Мысль о проклятых деньгах теперь почти никогда не покидала Бетховена, сверлила мозг, изматывала душу. Упрямо стремясь к богатству, химерическому и призрачному, – он сам где-то в глубинных тайниках разума понимал это, но поделать с собой ничего не мог, – он настоял на повторении концерта.

Оно произошло утром 23 мая, когда уже наступил «мертвый сезон» и публику больше влекло в Венский Лес, нежели в концерт.

Вторая академия прошла при полупустом зале.

Такого удара Бетховен никак не ожидал. Оглушенный, он потерял способность спокойно размышлять, беспристрастно и по справедливости оценивать факты, какими неприятными они ни были бы. Его душила жгучая ярость, и он должен был ее излить на кого-нибудь.

Козлом отпущения был избран Шиндлер. Пригласив после концерта Шиндлера, Умлауфа и Шуппанцига на обед в Пратере, Бетховен обвинил своего секретаря в неблаговидных финансовых махинациях, больше того – в прямом обмане. Бедняга Шиндлер, ошеломленный чудовищным обвинением, тщетно пытался доказать свою невиновность. Он напрасно ссылался на то, что Карл все время не вылезал из кассы, контролируя каждый грош. Разъяренный Бетховен ничего и слушать не хотел.

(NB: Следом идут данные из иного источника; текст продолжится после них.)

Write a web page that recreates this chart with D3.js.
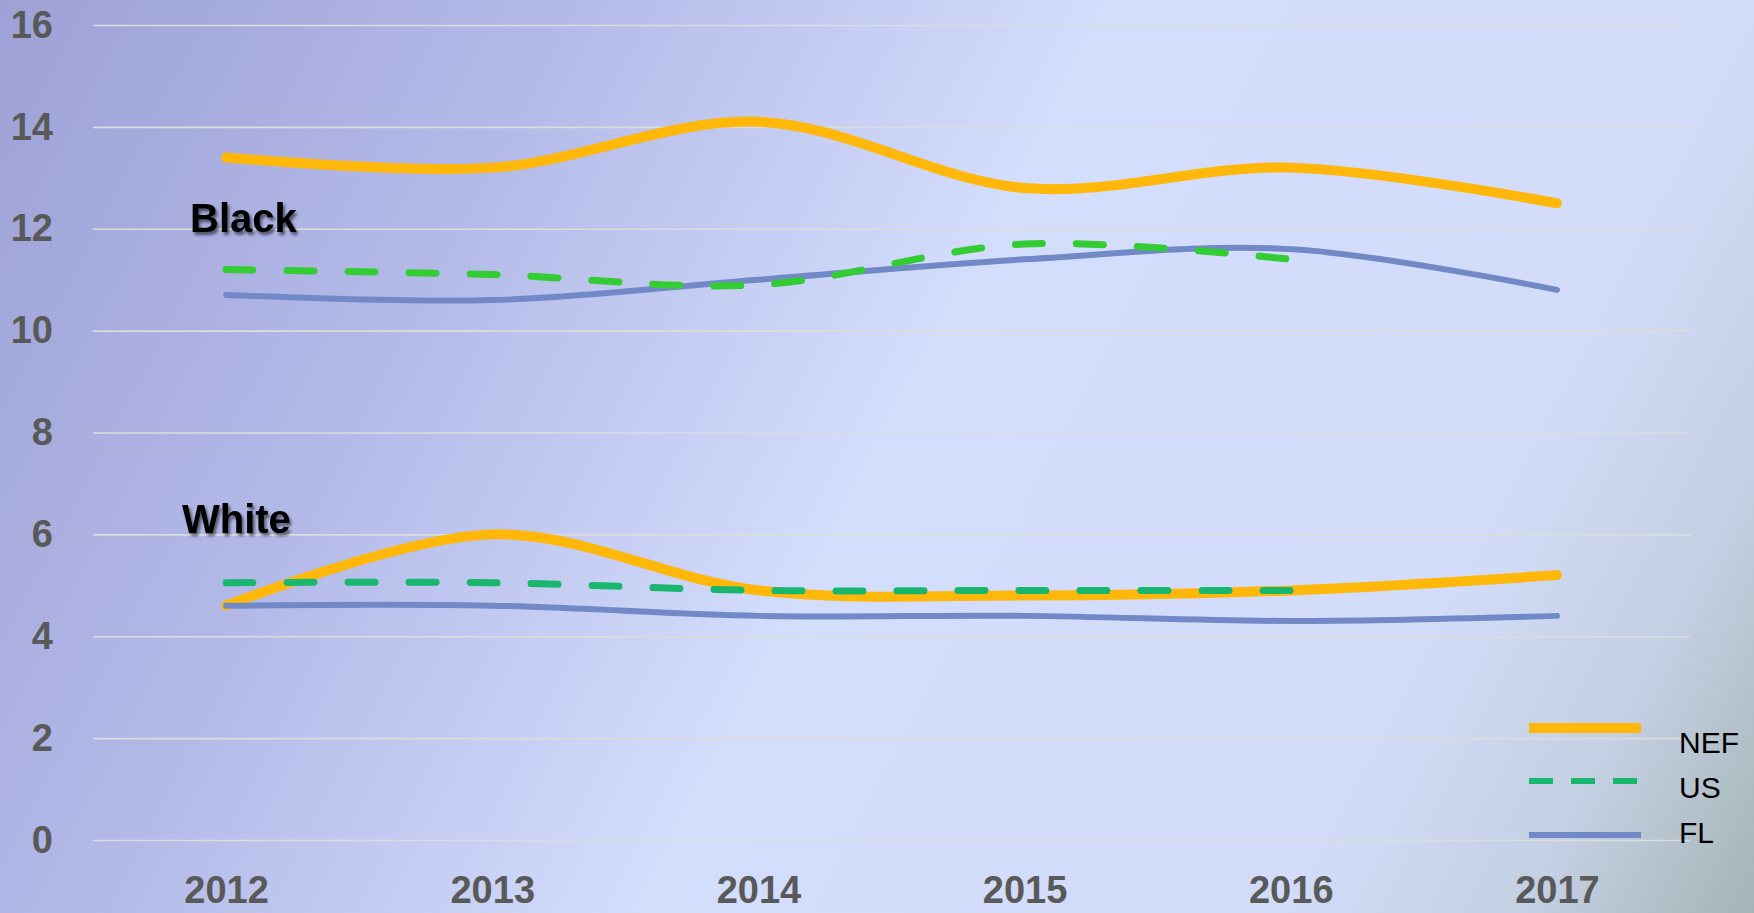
<!DOCTYPE html>
<html>
<head>
<meta charset="utf-8">
<script src="https://cdn.jsdelivr.net/npm/d3@7"></script>
<style>
  html, body { margin: 0; padding: 0; }
  body { width: 1754px; height: 913px; overflow: hidden; }
  svg { display: block; }
</style>
</head>
<body>
<svg id="chart" width="1754" height="913"></svg>
<script>
// ---- data ----
const years = ["2012", "2013", "2014", "2015", "2016", "2017"];
const yTicks = [0, 2, 4, 6, 8, 10, 12, 14, 16];

const blackNEF = [13.4, 13.2, 14.1, 12.8, 13.2, 12.5];
const blackUS  = [11.2, 11.1, 10.9, 11.7, 11.4, null];
const blackFL  = [10.7, 10.6, 11.0, 11.4, 11.6, 10.8];

const whiteNEF = [4.6, 6.0, 4.9, 4.8, 4.9, 5.2];
const whiteUS  = [5.05, 5.05, 4.9, 4.9, 4.9, null];
const whiteFL  = [4.6, 4.6, 4.4, 4.4, 4.3, 4.4];

const groupLabels = ["Black", "White"];
const legendNames = ["NEF", "US", "FL"];

// ---- styles ----
const C_NEF = "#FFB80A";
const C_US_BLACK = "#33CC33";
const C_US_WHITE = "#19B66E";
const C_FL = "#7289C8";

const W = 1754, H = 913;
const svg = d3.select("#chart");
const defs = svg.append("defs");

const grad = defs.append("linearGradient")
  .attr("id", "bg").attr("gradientUnits", "userSpaceOnUse")
  .attr("x1", 0).attr("y1", 0).attr("x2", W).attr("y2", H);
[[0, "#9DA1D6"], [0.25, "#B3B9E7"], [0.5, "#D3DDFC"], [0.78, "#D3DDFA"], [0.9, "#C3CFE2"], [1, "#A5B4B5"]]
  .forEach(([o, c]) => grad.append("stop").attr("offset", o).attr("stop-color", c));

const shadow = defs.append("filter").attr("id", "shadow")
  .attr("x", "-20%").attr("y", "-30%").attr("width", "140%").attr("height", "160%");
shadow.append("feDropShadow").attr("dx", 2).attr("dy", 3).attr("stdDeviation", 1.6)
  .attr("flood-color", "#000").attr("flood-opacity", 0.55);

svg.append("rect").attr("width", W).attr("height", H).attr("fill", "url(#bg)");

const x = d3.scalePoint().domain(years).range([93, 1690]).padding(0.5);
const y = d3.scaleLinear().domain([0, 16]).range([840, 25]);

const FONT = "'Liberation Sans', Arial, sans-serif";

// y axis + gridlines
const yAxis = svg.append("g").attr("transform", "translate(93,0)")
  .call(d3.axisLeft(y).tickValues(yTicks).tickSize(-1597).tickPadding(40).tickFormat(d3.format("d")));
yAxis.select(".domain").remove();
yAxis.selectAll(".tick line").attr("stroke", "#DCDCDC").attr("stroke-width", 1.6);
yAxis.selectAll(".tick text").attr("fill", "#595959").attr("font-size", 38)
  .attr("font-weight", "bold").attr("font-family", FONT);

// x axis
const xAxis = svg.append("g").attr("transform", "translate(0,840)")
  .call(d3.axisBottom(x).tickSize(0).tickPadding(36));
xAxis.select(".domain").remove();
xAxis.selectAll(".tick text").attr("fill", "#595959").attr("font-size", 38)
  .attr("font-weight", "bold").attr("font-family", FONT);

// lines
const line = d3.line()
  .defined(d => d.v != null)
  .x(d => x(d.year)).y(d => y(d.v))
  .curve(d3.curveCatmullRom.alpha(0.5));

function series(values) { return years.map((yr, i) => ({ year: yr, v: values[i] })); }

function drawLine(values, color, width, dash) {
  const p = svg.append("path").datum(series(values))
    .attr("d", line).attr("fill", "none")
    .attr("stroke", color).attr("stroke-width", width)
    .attr("stroke-linecap", "round").attr("stroke-linejoin", "round");
  if (dash) p.attr("stroke-dasharray", dash);
}

drawLine(blackNEF, C_NEF, 10);
drawLine(blackFL, C_FL, 6);
drawLine(blackUS, C_US_BLACK, 7, "27 34");

drawLine(whiteNEF, C_NEF, 10);
drawLine(whiteFL, C_FL, 6);
drawLine(whiteUS, C_US_WHITE, 7, "27 34");

// group labels
const labelX = [190, 182];
const labelY = [232, 533];
groupLabels.forEach((t, i) => {
  svg.append("text").attr("x", labelX[i]).attr("y", labelY[i])
    .attr("font-family", FONT).attr("font-weight", "bold").attr("font-size", 40)
    .attr("fill", "#000").attr("filter", "url(#shadow)").text(t);
});

// legend
const legColors = [C_NEF, C_US_WHITE, C_FL];
const legWidths = [10, 6, 6];
const legDash = [null, "24 18", null];
const legLineY = [728, 781, 835];
const legTextY = [753, 798, 843];
legendNames.forEach((name, i) => {
  const l = svg.append("line").attr("x1", 1529).attr("x2", 1641)
    .attr("y1", legLineY[i]).attr("y2", legLineY[i])
    .attr("stroke", legColors[i]).attr("stroke-width", legWidths[i]);
  if (legDash[i]) l.attr("stroke-dasharray", legDash[i]);
  svg.append("text").attr("x", 1679).attr("y", legTextY[i])
    .attr("font-family", FONT).attr("font-size", 30).attr("fill", "#000").text(name);
});
</script>
</body>
</html>
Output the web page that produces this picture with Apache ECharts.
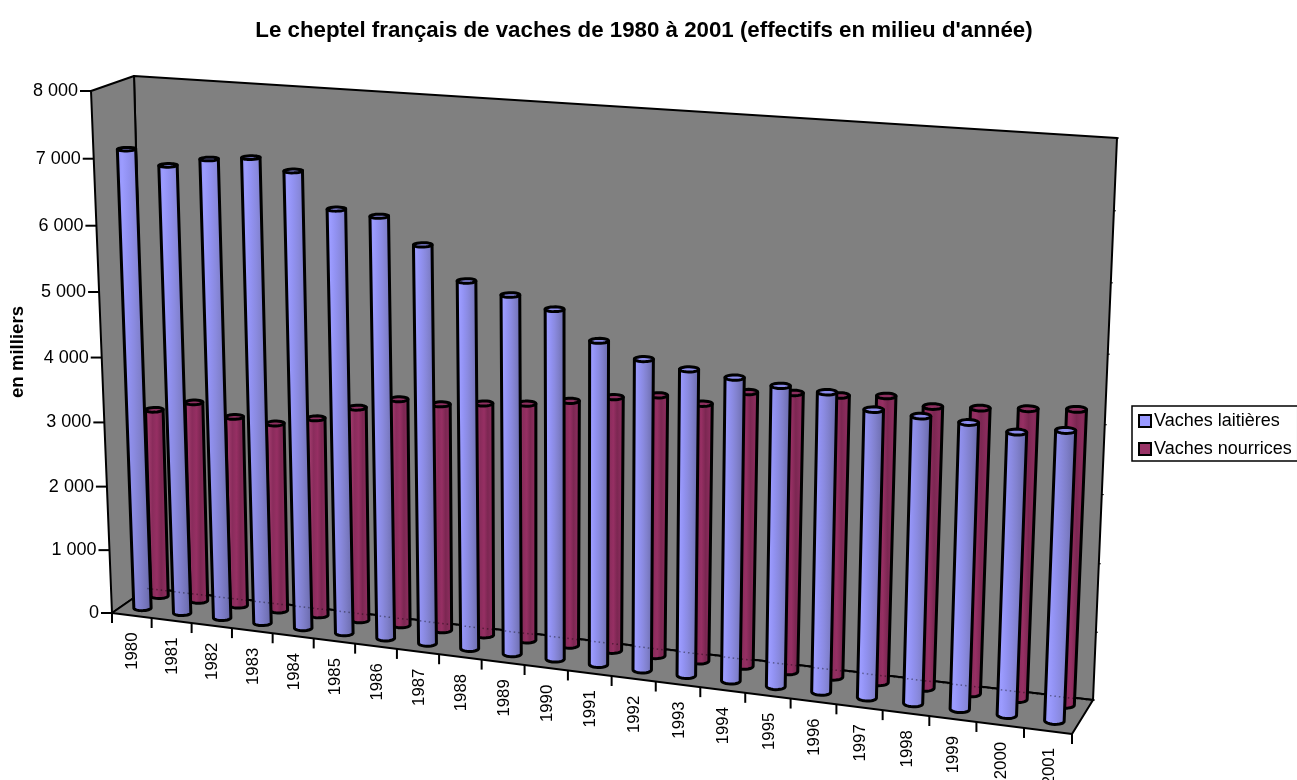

Заступничество Умлауфа и Шуппанцига только подлило масла в огонь. На них тоже обрушились оскорбления.

Смертельно обиженный Шиндлер, а следом за ним Умлауф и Шуппанциг покинули ресторан.

Бетховен остался один.

Одиночество все плотнее обступало его, сжимало холодным, нерасторжимым кольцом, вырваться из которого теперь не было никакой возможности.

Бетховен чувствовал себя бесконечно одиноким в стране, где свирепствовала хищная, тупо-жестокая и всеохватывающая реакция. Разговорные тетради пестрят гневными высказываниями о меттерниховском безвременье, о политическом удушье, о свободе, втоптанной в грязь. В этих разговорных тетрадях, пишет Шиндлер, «содержались самые грубые и ожесточенные выпады против императора, а также наследного принца (нынешнего императора) и прочих высокопоставленных особ царствующего дома. Это, к сожалению, была излюбленная тема Бетховена: в разговоре Бетховен постоянно возмущался властями предержащими, их законами и постановлениями».